**Work to do**
Without the pictures, output the lines of the material from the very first through the one that holds "from bokeh.resources import INLINE".
^^^^^^^^
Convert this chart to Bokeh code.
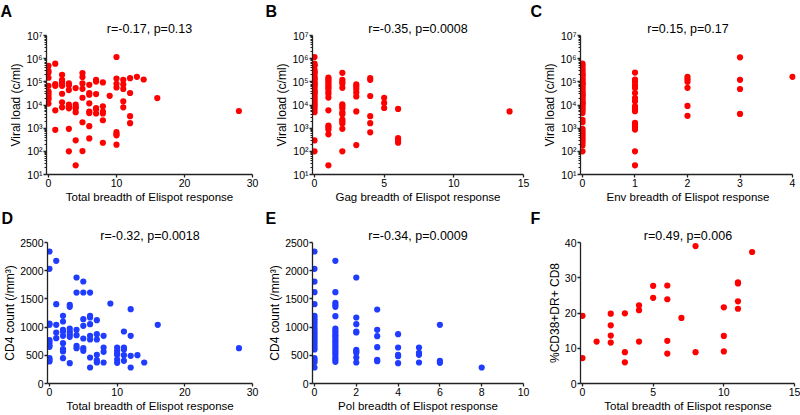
from bokeh.plotting import figure
from bokeh.models import FixedTicker, Range1d, Title
from bokeh.layouts import column, row
from bokeh.embed import file_html
from bokeh.resources import INLINE

# ---------------- data ----------------
# Panel A: total breadth vs viral load
a_x = [0]*11 + [1]*5 + [2]*8 + [3]*8 + [4]*7 + [5]*7 + [6]*8 + [7]*6 + [8]*6 + [9] + [10]*8 + [11]*5 + [12]*4 + [13, 14, 16, 28]
a_y = [4.9e5, 3.0e5, 2.5e5, 1.5e5, 6.7e4, 3.9e4, 3.3e4, 2.7e4, 2.1e4, 1.75e4, 1.15e4,
       6.1e5, 7.9e4, 6.7e4, 5.9e3, 8.5e2,
       2.0e5, 1.22e5, 1.03e5, 8.8e4, 6.7e4, 3.06e4, 1.3e4, 7.9e3,
       8.5e4, 7.2e4, 4.4e4, 1.03e4, 8.5e3, 7.2e3, 9.4e2, 1.0e2,
       5.4e4, 1.03e4, 8.2e3, 7.2e3, 4.9e3, 3.0e2, 25,
       2.4e5, 1.6e5, 8.5e4, 5.0e4, 2.06e4, 1.8e3, 1.03e2,
       7.4e4, 3.3e4, 2.8e4, 1.18e4, 5.2e3, 4.5e3, 1.22e3, 3.6e2,
       1.22e5, 1.03e5, 2.96e4, 7.4e3, 6.5e3, 4.3e3,
       9.4e4, 8.8e3, 5.2e3, 4.3e3, 2.2e3, 2.35e2,
       2.5e4,
       1.18e6, 1.39e5, 8.2e4, 5.7e4, 6.7e2, 5.5e2, 4.9e2, 1.93e2,
       1.22e5, 7.7e4, 4.9e4, 1.44e4, 7.9e3,
       1.44e5, 3.3e4, 3.3e3, 1.64e3,
       1.64e5, 1.26e5, 2.0e4, 5.5e3]

# Panel B: Gag breadth vs viral load
b_x = [0]*35 + [1]*16 + [2]*15 + [3]*7 + [4]*6 + [5]*3 + [6]*4 + [14]
b_y = [1.18e6, 6.1e5, 5.2e5, 5.0e5, 3.4e5, 2.8e5, 2.6e5, 2.3e5, 1.87e5, 1.54e5, 1.4e5, 1.3e5,
       1.07e5, 9.1e4, 8.0e4, 7.7e4, 6.5e4, 5.5e4, 4.7e4, 4.0e4, 3.6e4, 3.4e4, 2.9e4, 2.45e4,
       2.06e4, 1.74e4, 1.48e4, 1.26e4, 1.07e4, 9.1e3, 7.7e3, 6.3e3, 4.9e3, 2.97e2, 1.0e2,
       1.54e5, 1.3e5, 1.07e5, 8.8e4, 7.2e4, 5.9e4, 4.9e4, 3.7e4, 2.96e4, 2.1e4, 5.9e3, 1.3e3,
       1.1e3, 8.7e2, 5.4e2, 25,
       2.45e5, 1.22e5, 1.0e5, 8.2e4, 5.5e4, 1.07e4, 8.8e3, 7.2e3, 4.9e3, 3.98e3, 2.35e3, 1.95e3,
       1.6e3, 9.4e2, 1.0e2,
       7.7e4, 6.3e4, 4.9e4, 3.5e4, 2.35e4, 5.3e3, 1.86e2,
       1.44e5, 1.22e5, 2.45e4, 3.3e3, 1.64e3, 6.6e2,
       2.06e4, 1.23e4, 7.4e3,
       6.8e3, 3.7e2, 2.97e2, 2.35e2,
       5.3e3]

# Panel C: Env breadth vs viral load
c_x = [0]*45 + [1]*19 + [2]*6 + [3]*4 + [4]
c_y = [6.1e5, 5.2e5, 4.1e5, 3.4e5, 2.8e5, 2.3e5, 1.87e5, 1.53e5, 1.3e5, 1.1e5, 9.4e4, 7.9e4,
       6.7e4, 5.7e4, 4.9e4, 4.1e4, 3.5e4, 3.0e4, 2.5e4, 2.1e4, 1.8e4, 1.53e4, 1.3e4, 1.1e4,
       9.4e3, 7.9e3, 6.7e3, 5.7e3, 4.5e3, 2.3e3, 1.8e3, 9.4e2, 7.7e2, 6.3e2, 5.2e2, 4.3e2,
       3.5e2, 2.9e2, 2.35e2, 1.8e2, 1.0e2, 2.0e5, 8.6e4, 2.7e4, 1.2e4,
       2.5e5, 1.26e5, 1.0e5, 7.2e4, 5.4e4, 3.3e4, 2.0e4, 1.44e4, 8.8e3, 7.4e3, 6.3e3, 5.4e3,
       1.7e3, 1.44e3, 1.22e3, 1.03e3, 8.7e2, 1.0e2, 25,
       1.64e5, 1.3e5, 1.0e5, 5.5e4, 9.1e3, 3.4e3,
       1.14e6, 1.22e5, 4.9e4, 4.1e3,
       1.64e5]

# Panel D: total breadth vs CD4 count
d_x = [0]*11 + [1]*5 + [2]*9 + [3]*7 + [4]*6 + [5]*7 + [6]*8 + [7]*6 + [8]*4 + [9] + [10]*6 + [11]*5 + [12]*4 + [13, 14, 16, 28]
d_y = [2340, 2033, 1064, 1040, 768, 727, 680, 650, 449, 420, 390,
       2175, 1407, 1040, 904, 804,
       1200, 1099, 951, 922, 845, 715, 609, 567, 449,
       1395, 1359, 975, 922, 875, 827, 360,
       1879, 1613, 951, 857, 668, 626,
       1808, 1613, 1141, 1022, 798, 626, 579,
       1613, 1200, 1170, 1052, 845, 780, 461, 284,
       1123, 875, 780, 508, 414, 372,
       845, 638, 561, 372,
       1418,
       638, 579, 532, 508, 425, 366,
       922, 638, 603, 502, 402,
       1318, 845, 490, 284,
       502, 372, 1040, 626]

# Panel E: Pol breadth vs CD4 count
e_x = [0]*25 + [1]*22 + [2]*10 + [3]*6 + [4]*5 + [5]*4 + [6]*3 + [8]
e_y = [2340, 2033, 1808, 1619, 1407, 1200, 1158, 1123, 1082, 1040, 993, 951, 910, 875, 833,
       792, 757, 721, 680, 638, 603, 449, 414, 378, 284,
       2175, 1619, 1430, 1395, 1359, 1194, 975, 934, 898, 857, 827, 786, 745, 709, 668, 632,
       591, 550, 508, 461, 425, 384,
       1879, 1170, 1052, 922, 904, 597, 567, 544, 461, 372,
       1312, 951, 839, 644, 420, 396,
       875, 638, 508, 485, 360,
       638, 544, 508, 372,
       1040, 402, 366,
       284]

# Panel F: total breadth vs %CD38+DR+ CD8
f_x = [0, 0, 1, 2, 2, 2, 2, 3, 3, 3, 4, 4, 4, 5, 5, 6, 6, 6, 6, 7, 8, 8, 10, 10, 10, 11, 11, 11, 11, 12]
f_y = [19.2, 7.2, 11.9, 19.8, 16.5, 13.6, 11.6, 19.9, 8.9, 6.0, 22.2, 20.8, 11.9, 27.7, 24.3,
       27.8, 23.9, 12.1, 8.5, 18.6, 39.0, 8.9, 21.6, 13.5, 9.1, 28.7, 28.4, 23.3, 21.2, 37.3]

stats = ["r=-0.17, p=0.13", "r=-0.35, p=0.0008", "r=0.15, p=0.17",
         "r=-0.32, p=0.0018", "r=-0.34, p=0.0009", "r=0.49, p=0.006"]
letters = ["A", "B", "C", "D", "E", "F"]
x_labels = ["Total breadth of Elispot response", "Gag breadth of Elispot response",
            "Env breadth of Elispot response", "Total breadth of Elispot response",
            "Pol breadth of Elispot response", "Total breadth of Elispot response"]
y_labels = ["Viral load (c/ml)", "Viral load (c/ml)", "Viral load (c/ml)",
            "CD4 count (/mm³)", "CD4 count (/mm³)", "%CD38+DR+ CD8"]
log_ticks = [10, 100, 1000, 10000, 100000, 1000000, 10000000]
log_tick_labels = ["10¹", "10²", "10³", "10⁴", "10⁵", "10⁶", "10⁷"]
x_ticks_a = [0, 10, 20, 30]
x_ticks_b = [0, 5, 10, 15]
x_ticks_c = [0, 1, 2, 3, 4]
x_ticks_e = [0, 2, 4, 6, 8, 10]
cd4_ticks = [0, 500, 1000, 1500, 2000, 2500]
f_ticks = [0, 10, 20, 30, 40]

RED = "#ff0000"
BLUE = "#1f3cff"
FONT = "Liberation Sans"
AX = "#222222"


def panel(i, xs, ys, color, xr, x_ticks, log, yr, y_ticks, width, height, left, right, top, bottom):
    kw = dict(width=width, height=height, output_backend="svg", toolbar_location=None,
              min_border_left=left, min_border_right=right, min_border_top=top,
              min_border_bottom=bottom, outline_line_color=None, title=None,
              x_range=Range1d(*xr), y_range=Range1d(*yr))
    if log:
        p = figure(y_axis_type="log", **kw)
    else:
        p = figure(**kw)
    p.xgrid.visible = False
    p.ygrid.visible = False
    p.scatter(xs, ys, size=6.2, fill_color=color, line_color=None)

    p.xaxis.ticker = FixedTicker(ticks=x_ticks)
    p.xaxis.bounds = (xr[0], x_ticks[-1])
    if log:
        minor = [k * t for t in log_ticks[:-1] for k in range(2, 10)]
        p.yaxis.ticker = FixedTicker(ticks=y_ticks, minor_ticks=minor)
        p.yaxis.major_label_overrides = dict(zip(y_ticks, log_tick_labels))
        p.yaxis.minor_tick_out = 2
    else:
        p.yaxis.ticker = FixedTicker(ticks=y_ticks)
        p.yaxis.minor_tick_out = 0
    p.xaxis.minor_tick_out = 0
    for ax in (p.xaxis, p.yaxis):
        ax.minor_tick_in = 0
        ax.major_tick_in = 0
        ax.major_tick_out = 3
        ax.axis_line_color = AX
        ax.axis_line_width = 1.3
        ax.major_tick_line_color = AX
        ax.major_tick_line_width = 1.3
        ax.minor_tick_line_color = AX
        ax.major_label_text_font = FONT
        ax.major_label_text_font_size = "10.5px"
        ax.major_label_text_color = "black"
        ax.major_label_standoff = 1
        ax.axis_label_text_font = FONT
        ax.axis_label_text_font_style = "normal"
        ax.axis_label_text_color = "black"
    p.xaxis.axis_label_text_font_size = "11.5px"
    p.xaxis.axis_label_standoff = 1
    p.yaxis.axis_label_text_font_size = "12px"
    p.yaxis.axis_label_standoff = 0
    p.xaxis.axis_label = x_labels[i]
    p.yaxis.axis_label = y_labels[i]

    p.add_layout(Title(text=stats[i], align="center", text_font=FONT, text_font_size="12.5px",
                       text_font_style="normal", text_color="black", standoff=0), "above")
    p.add_layout(Title(text=letters[i], align="left", offset=-left, text_font=FONT,
                       text_font_size="16px", text_font_style="bold", text_color="black",
                       standoff=0), "above")
    return p


# column geometry: (figure width, left border, right border)
COLS = [(265, 46, 13), (265, 47, 7), (270, 50, 5)]
TOP_ROW = dict(height=205, top=34, bottom=30)
BOT_ROW = dict(height=209, top=37, bottom=30)

pA = panel(0, a_x, a_y, RED, (-0.29, 30), x_ticks_a, True, (10, 1e7), log_ticks,
           COLS[0][0], left=COLS[0][1], right=COLS[0][2], **TOP_ROW)
pB = panel(1, b_x, b_y, RED, (-0.142, 15), x_ticks_b, True, (10, 1e7), log_ticks,
           COLS[1][0], left=COLS[1][1], right=COLS[1][2], **TOP_ROW)
pC = panel(2, c_x, c_y, RED, (-0.038, 4.057), x_ticks_c, True, (10, 1e7), log_ticks,
           COLS[2][0], left=COLS[2][1], right=COLS[2][2], **TOP_ROW)
pD = panel(3, d_x, d_y, BLUE, (-0.29, 30), x_ticks_a, False, (0, 2500), cd4_ticks,
           COLS[0][0], left=COLS[0][1], right=COLS[0][2], **BOT_ROW)
pE = panel(4, e_x, e_y, BLUE, (-0.095, 10), x_ticks_e, False, (0, 2500), cd4_ticks,
           COLS[1][0], left=COLS[1][1], right=COLS[1][2], **BOT_ROW)
pF = panel(5, f_x, f_y, RED, (-0.14, 15.07), x_ticks_b, False, (0, 40), f_ticks,
           COLS[2][0], left=COLS[2][1], right=COLS[2][2], **BOT_ROW)

p = column(row(pA, pB, pC), row(pD, pE, pF))
open("out.html", "w").write(file_html(p, INLINE))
^^^^^^^^
**Output of the task**
Convert this chart to Bokeh code.
from bokeh.plotting import figure
from bokeh.models import FixedTicker, Range1d, Title
from bokeh.layouts import column, row
from bokeh.embed import file_html
from bokeh.resources import INLINE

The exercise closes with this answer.